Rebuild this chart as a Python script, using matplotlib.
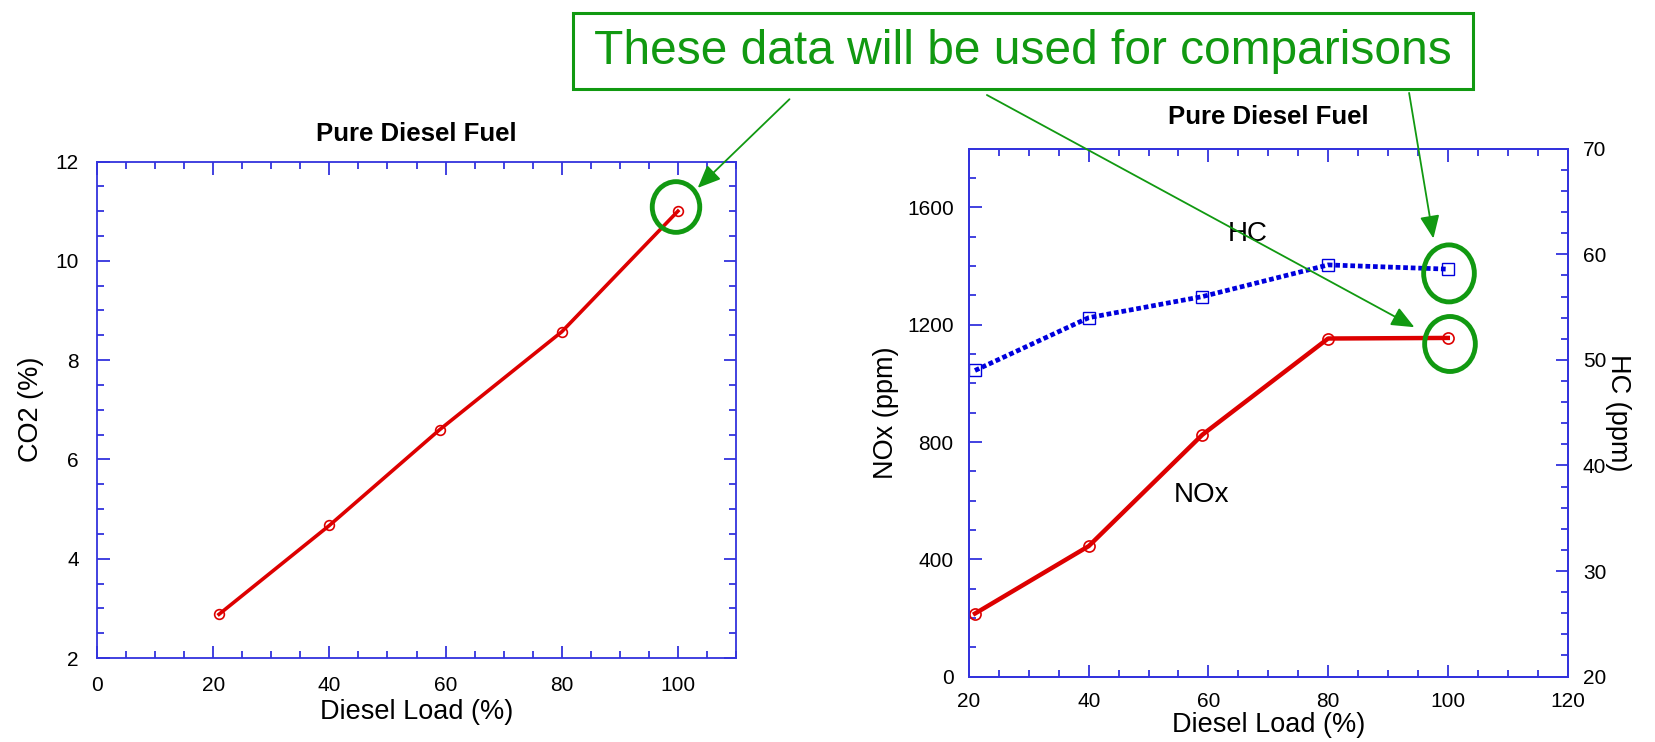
import matplotlib
matplotlib.use('Agg')
import matplotlib.pyplot as plt
from matplotlib.patches import Rectangle, Ellipse, FancyArrowPatch
from matplotlib.ticker import MultipleLocator

plt.rcParams['font.family'] = ['Liberation Sans', 'DejaVu Sans']

# data
load_co2 = [21, 40, 59, 80, 100]
co2 = [2.88, 4.67, 6.60, 8.57, 11.0]

load_nox = [21, 40, 59, 80, 100]
nox = [215, 445, 825, 1153, 1155]

load_hc = [21, 40, 59, 80, 100]
hc = [49.0, 54.0, 56.0, 59.0, 58.6]

W, H = 1655, 742
RED = '#dd0000'
BLUE = '#0000dd'
SPINE = '#3333dd'
GREEN = '#119911'


def fx(x):
    return x / W


def fy(y):
    return 1 - y / H


def style_axes(ax, right=True, pad=13):
    for s in ax.spines.values():
        s.set_color(SPINE)
        s.set_linewidth(1.3)
    ax.tick_params(which='both', direction='in', colors=SPINE, labelcolor='black',
                   top=True, right=right, labelsize=15, width=1.3, pad=pad)
    ax.tick_params(which='major', length=9)
    ax.tick_params(which='minor', length=5)


fig = plt.figure(figsize=(W / 100, H / 100), dpi=100)

# ---- left panel: CO2 ----
ax1 = fig.add_axes([fx(97), fy(658), fx(736 - 97), (658 - 161.5) / H])
ax1.plot(load_co2, co2, color=RED, lw=2.6, marker='o', ms=7, mfc='none',
         mec=RED, mew=1.2)
ax1.set_xlim(0, 110)
ax1.set_ylim(2, 12)
ax1.set_xticks([0, 20, 40, 60, 80, 100])
ax1.xaxis.set_minor_locator(MultipleLocator(5))
ax1.set_yticks([2, 4, 6, 8, 10, 12])
ax1.yaxis.set_minor_locator(MultipleLocator(0.5))
style_axes(ax1)
ax1.set_xlabel('Diesel Load (%)', fontsize=19.5, labelpad=3)
ax1.set_ylabel('CO2 (%)', fontsize=19.5, labelpad=8)
ax1.set_title('Pure Diesel Fuel', fontsize=18.5, fontweight='bold', pad=15)

# ---- right panel: NOx and HC ----
ax2 = fig.add_axes([fx(969), fy(676.6), fx(1567.5 - 969), (676.6 - 148.8) / H])
ax2.plot(load_nox, nox, color=RED, lw=3.2, marker='o', ms=8, mfc='none',
         mec=RED, mew=1.2, zorder=3)
ax2.set_xlim(20, 120)
ax2.set_ylim(0, 1800)
ax2.set_xticks([20, 40, 60, 80, 100, 120])
ax2.xaxis.set_minor_locator(MultipleLocator(5))
ax2.set_yticks([0, 400, 800, 1200, 1600])
ax2.yaxis.set_minor_locator(MultipleLocator(100))
style_axes(ax2, right=False, pad=11)
ax2.set_xlabel('Diesel Load (%)', fontsize=19.5, labelpad=1)
ax2.set_ylabel('NOx (ppm)', fontsize=19.5, labelpad=6)
ax2.set_title('Pure Diesel Fuel', fontsize=18.5, fontweight='bold', pad=18)
ax2.text(66.6, 1511, 'HC', fontsize=20, ha='center', va='center')
ax2.text(58.8, 619, 'NOx', fontsize=20, ha='center', va='center')

ax3 = ax2.twinx()
ax3.plot(load_hc, hc, color=BLUE, lw=3.4, ls=(0, (1, 0.6)), marker='s', ms=9,
         mfc='none', mec=BLUE, mew=1.0)
ax3.set_ylim(20, 70)
ax3.set_yticks([20, 30, 40, 50, 60, 70])
ax3.yaxis.set_minor_locator(MultipleLocator(2))
for s in ax3.spines.values():
    s.set_color(SPINE)
    s.set_linewidth(1.3)
ax3.tick_params(which='both', direction='in', colors=SPINE, labelcolor='black',
                labelsize=15, width=1.3, pad=11)
ax3.tick_params(which='major', length=9)
ax3.tick_params(which='minor', length=5)
ax3.set_ylabel('HC (ppm)', fontsize=19.5, rotation=270, labelpad=18)

# ---- annotation box, circles and arrows ----
fig.patches.append(Rectangle((fx(573), fy(88.7)), fx(1472.5 - 573), (88.7 - 12.7) / H,
                             transform=fig.transFigure, fill=False,
                             ec=GREEN, lw=2.2))
fig.text(fx(1022.5), fy(51.5), 'These data will be used for comparisons',
         color=GREEN, fontsize=34.5, ha='center', va='center')

for cx, cy, w, h in [(676, 207, 47.5, 50.7), (1449, 273.4, 50.7, 57),
                     (1450, 344, 50.7, 55)]:
    fig.patches.append(Ellipse((fx(cx), fy(cy)), fx(w), h / H,
                               transform=fig.transFigure, fill=False,
                               ec=GREEN, lw=3.5))

for (x0, y0), (x1, y1) in [((789.5, 99.2), (697.7, 187.9)),
                           ((986.9, 95.0), (1414.4, 327.2)),
                           ((1409.1, 92.9), (1433.4, 238.5))]:
    fig.patches.append(FancyArrowPatch((fx(x0), fy(y0)), (fx(x1), fy(y1)),
                                       transform=fig.transFigure,
                                       arrowstyle='-|>,head_length=14,head_width=6',
                                       color=GREEN, lw=1.3, shrinkA=0, shrinkB=0))

fig.savefig('out.png', dpi=100)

+++

> [To be done] Everything from the first line to the line with "return x / W" must be repeated exactly, and nothing else. Leave the pictures out.

> [Answer to this task]
Rebuild this chart as a Python script, using matplotlib.
import matplotlib
matplotlib.use('Agg')
import matplotlib.pyplot as plt
from matplotlib.patches import Rectangle, Ellipse, FancyArrowPatch
from matplotlib.ticker import MultipleLocator

plt.rcParams['font.family'] = ['Liberation Sans', 'DejaVu Sans']

# data
load_co2 = [21, 40, 59, 80, 100]
co2 = [2.88, 4.67, 6.60, 8.57, 11.0]

load_nox = [21, 40, 59, 80, 100]
nox = [215, 445, 825, 1153, 1155]

load_hc = [21, 40, 59, 80, 100]
hc = [49.0, 54.0, 56.0, 59.0, 58.6]

W, H = 1655, 742
RED = '#dd0000'
BLUE = '#0000dd'
SPINE = '#3333dd'
GREEN = '#119911'


def fx(x):
    return x / W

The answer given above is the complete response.